#### [PROBLEM]
Pick out the lines containing "this".

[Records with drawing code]
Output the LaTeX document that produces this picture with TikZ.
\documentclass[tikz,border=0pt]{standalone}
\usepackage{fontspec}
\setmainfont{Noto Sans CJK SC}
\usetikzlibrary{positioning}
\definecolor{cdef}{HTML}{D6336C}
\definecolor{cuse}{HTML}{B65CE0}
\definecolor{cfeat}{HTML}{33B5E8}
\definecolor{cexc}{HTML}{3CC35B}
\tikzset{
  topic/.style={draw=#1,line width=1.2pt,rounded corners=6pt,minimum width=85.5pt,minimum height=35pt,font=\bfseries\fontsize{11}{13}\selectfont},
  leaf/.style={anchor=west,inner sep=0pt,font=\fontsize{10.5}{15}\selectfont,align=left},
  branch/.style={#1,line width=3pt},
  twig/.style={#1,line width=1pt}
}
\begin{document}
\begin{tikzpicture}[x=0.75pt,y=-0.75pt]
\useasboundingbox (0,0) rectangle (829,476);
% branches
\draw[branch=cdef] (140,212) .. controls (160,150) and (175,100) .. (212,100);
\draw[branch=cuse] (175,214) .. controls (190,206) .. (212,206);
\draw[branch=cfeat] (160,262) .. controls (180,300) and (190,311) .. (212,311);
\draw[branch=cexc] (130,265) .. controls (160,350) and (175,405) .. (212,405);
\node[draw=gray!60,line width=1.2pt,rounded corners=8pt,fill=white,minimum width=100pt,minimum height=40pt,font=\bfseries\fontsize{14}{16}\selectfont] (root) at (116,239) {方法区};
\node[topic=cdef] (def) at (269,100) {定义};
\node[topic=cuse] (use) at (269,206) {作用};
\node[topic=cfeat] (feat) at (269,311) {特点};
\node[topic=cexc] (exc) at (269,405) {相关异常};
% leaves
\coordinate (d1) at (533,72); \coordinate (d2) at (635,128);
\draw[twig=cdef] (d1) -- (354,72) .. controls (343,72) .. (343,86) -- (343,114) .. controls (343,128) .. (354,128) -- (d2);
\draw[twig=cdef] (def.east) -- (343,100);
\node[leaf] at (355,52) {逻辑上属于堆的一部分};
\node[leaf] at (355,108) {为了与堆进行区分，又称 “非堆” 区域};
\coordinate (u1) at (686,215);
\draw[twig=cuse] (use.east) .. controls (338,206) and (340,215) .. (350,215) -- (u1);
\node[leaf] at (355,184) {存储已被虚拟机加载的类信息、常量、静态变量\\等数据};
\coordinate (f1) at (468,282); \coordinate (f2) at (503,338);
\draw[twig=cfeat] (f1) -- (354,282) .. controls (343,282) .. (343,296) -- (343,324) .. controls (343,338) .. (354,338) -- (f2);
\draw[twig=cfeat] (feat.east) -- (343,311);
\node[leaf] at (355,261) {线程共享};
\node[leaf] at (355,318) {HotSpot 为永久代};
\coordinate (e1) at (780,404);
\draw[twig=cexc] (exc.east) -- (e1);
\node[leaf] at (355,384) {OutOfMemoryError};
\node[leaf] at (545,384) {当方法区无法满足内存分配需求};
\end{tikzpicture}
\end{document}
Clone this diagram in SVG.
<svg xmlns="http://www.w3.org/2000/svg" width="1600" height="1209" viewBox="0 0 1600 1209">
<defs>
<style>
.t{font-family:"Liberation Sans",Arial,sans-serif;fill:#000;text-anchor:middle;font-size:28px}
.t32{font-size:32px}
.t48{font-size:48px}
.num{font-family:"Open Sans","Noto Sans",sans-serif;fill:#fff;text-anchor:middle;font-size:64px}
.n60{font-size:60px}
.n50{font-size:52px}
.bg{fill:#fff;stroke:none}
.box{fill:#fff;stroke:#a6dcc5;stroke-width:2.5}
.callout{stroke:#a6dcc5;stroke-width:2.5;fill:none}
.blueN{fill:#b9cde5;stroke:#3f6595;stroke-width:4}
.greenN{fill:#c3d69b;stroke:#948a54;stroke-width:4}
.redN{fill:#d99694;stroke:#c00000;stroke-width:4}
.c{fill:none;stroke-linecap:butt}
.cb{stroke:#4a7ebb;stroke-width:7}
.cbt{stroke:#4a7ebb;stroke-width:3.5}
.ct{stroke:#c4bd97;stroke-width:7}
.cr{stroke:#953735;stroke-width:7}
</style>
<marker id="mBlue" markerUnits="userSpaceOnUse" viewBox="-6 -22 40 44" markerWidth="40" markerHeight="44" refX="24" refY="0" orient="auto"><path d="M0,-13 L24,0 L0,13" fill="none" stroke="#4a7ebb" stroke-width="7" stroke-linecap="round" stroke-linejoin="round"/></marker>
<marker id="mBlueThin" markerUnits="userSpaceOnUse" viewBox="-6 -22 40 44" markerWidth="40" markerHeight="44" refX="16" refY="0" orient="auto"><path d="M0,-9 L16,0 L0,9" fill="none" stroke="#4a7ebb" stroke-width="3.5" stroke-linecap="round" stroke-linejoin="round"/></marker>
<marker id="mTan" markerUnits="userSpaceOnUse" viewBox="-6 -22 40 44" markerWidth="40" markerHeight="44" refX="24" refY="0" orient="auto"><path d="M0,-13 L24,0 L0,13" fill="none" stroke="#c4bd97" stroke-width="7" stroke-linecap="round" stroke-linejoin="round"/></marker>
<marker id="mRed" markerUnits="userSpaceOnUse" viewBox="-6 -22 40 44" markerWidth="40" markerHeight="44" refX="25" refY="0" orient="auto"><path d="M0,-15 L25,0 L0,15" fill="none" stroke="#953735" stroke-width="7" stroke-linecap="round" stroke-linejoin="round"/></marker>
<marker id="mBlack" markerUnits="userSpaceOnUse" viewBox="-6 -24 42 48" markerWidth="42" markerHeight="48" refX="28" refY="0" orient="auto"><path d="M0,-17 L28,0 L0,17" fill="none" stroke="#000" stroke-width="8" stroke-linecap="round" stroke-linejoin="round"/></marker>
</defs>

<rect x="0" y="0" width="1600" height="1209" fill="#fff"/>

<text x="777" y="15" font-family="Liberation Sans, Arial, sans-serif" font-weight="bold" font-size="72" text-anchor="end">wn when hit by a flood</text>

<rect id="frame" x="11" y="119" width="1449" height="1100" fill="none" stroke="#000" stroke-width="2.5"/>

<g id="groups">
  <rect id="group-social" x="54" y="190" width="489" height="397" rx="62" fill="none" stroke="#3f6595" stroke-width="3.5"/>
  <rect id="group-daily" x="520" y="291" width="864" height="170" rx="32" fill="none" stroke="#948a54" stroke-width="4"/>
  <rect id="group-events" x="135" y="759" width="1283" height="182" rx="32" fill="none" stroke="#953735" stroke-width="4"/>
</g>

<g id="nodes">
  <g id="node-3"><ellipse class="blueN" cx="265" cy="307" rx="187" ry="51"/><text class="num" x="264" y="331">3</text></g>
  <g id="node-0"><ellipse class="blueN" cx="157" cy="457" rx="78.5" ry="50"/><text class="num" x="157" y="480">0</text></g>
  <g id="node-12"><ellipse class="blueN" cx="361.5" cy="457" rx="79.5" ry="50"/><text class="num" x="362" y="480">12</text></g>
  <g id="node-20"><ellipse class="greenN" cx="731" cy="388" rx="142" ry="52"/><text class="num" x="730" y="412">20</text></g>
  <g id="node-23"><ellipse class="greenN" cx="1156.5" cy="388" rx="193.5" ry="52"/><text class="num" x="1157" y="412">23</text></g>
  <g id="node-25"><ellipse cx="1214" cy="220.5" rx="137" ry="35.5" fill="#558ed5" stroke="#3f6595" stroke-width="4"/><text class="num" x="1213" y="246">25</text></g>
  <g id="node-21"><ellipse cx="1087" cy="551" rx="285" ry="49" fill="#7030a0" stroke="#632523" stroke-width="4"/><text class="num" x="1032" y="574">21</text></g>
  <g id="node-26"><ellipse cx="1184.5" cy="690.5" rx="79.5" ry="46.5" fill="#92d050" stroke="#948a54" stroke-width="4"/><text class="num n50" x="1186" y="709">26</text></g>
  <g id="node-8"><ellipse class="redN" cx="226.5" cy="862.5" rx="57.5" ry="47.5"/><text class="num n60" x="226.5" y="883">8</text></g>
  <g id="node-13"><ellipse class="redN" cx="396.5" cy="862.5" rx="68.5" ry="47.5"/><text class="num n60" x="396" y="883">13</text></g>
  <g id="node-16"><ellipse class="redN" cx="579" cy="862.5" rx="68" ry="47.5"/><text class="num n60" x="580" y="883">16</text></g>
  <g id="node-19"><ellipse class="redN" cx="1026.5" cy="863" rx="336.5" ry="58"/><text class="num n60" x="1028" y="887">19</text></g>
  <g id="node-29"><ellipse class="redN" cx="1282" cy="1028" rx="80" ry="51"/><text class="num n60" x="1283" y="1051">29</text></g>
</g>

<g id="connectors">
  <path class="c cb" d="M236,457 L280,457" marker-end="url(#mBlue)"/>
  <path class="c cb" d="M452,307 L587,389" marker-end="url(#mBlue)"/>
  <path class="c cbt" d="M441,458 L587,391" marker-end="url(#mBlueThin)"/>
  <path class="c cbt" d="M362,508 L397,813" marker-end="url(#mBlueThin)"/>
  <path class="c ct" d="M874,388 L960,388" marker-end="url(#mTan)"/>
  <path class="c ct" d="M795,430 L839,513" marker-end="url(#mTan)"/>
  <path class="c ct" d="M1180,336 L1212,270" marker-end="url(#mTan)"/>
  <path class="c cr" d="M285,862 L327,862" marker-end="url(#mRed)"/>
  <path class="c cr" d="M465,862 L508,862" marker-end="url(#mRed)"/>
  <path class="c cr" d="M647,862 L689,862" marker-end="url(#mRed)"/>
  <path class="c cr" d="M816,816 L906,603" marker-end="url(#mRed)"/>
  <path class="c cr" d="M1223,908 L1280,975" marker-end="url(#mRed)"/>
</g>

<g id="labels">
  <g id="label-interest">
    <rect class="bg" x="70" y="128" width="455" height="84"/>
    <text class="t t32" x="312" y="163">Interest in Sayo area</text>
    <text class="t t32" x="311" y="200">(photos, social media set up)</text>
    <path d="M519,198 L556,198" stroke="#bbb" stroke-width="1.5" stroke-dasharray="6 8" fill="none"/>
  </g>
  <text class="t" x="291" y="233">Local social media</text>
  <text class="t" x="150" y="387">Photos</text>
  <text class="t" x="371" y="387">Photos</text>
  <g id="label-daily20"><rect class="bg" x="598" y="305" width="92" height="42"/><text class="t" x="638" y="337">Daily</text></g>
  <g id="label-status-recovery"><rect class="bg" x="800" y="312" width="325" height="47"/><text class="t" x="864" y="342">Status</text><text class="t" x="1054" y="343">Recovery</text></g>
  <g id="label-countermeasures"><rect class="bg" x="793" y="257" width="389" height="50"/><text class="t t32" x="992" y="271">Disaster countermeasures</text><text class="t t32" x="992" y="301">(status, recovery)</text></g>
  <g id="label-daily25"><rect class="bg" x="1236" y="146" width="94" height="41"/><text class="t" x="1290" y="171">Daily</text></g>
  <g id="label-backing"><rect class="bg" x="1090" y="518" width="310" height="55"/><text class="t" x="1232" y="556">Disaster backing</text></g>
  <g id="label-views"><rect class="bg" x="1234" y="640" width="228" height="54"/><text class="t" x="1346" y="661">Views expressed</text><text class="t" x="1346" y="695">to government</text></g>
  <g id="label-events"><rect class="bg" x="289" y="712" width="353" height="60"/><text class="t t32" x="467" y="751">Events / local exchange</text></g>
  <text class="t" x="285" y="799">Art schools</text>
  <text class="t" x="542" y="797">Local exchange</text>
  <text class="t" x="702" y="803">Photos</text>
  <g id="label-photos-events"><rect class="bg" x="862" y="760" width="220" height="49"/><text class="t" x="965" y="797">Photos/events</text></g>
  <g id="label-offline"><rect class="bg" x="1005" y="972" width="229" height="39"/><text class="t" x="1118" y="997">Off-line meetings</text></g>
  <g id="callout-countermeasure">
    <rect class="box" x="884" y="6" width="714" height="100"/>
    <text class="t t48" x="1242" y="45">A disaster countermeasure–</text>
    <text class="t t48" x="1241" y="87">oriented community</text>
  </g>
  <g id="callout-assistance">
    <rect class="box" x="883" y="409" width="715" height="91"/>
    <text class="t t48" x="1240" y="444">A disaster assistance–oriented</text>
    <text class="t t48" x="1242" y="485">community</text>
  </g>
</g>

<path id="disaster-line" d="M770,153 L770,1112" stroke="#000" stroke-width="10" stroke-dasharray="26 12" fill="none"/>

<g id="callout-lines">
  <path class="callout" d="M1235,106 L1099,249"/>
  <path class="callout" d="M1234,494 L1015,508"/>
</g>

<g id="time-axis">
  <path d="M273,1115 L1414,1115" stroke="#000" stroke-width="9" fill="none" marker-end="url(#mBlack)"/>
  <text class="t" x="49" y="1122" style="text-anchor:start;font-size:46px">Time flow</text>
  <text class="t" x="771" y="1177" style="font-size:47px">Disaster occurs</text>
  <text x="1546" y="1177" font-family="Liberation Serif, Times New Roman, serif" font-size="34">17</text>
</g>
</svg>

#### [EXERCISE RESULT]
Output the LaTeX document that produces this picture with TikZ.
Clone this diagram in SVG.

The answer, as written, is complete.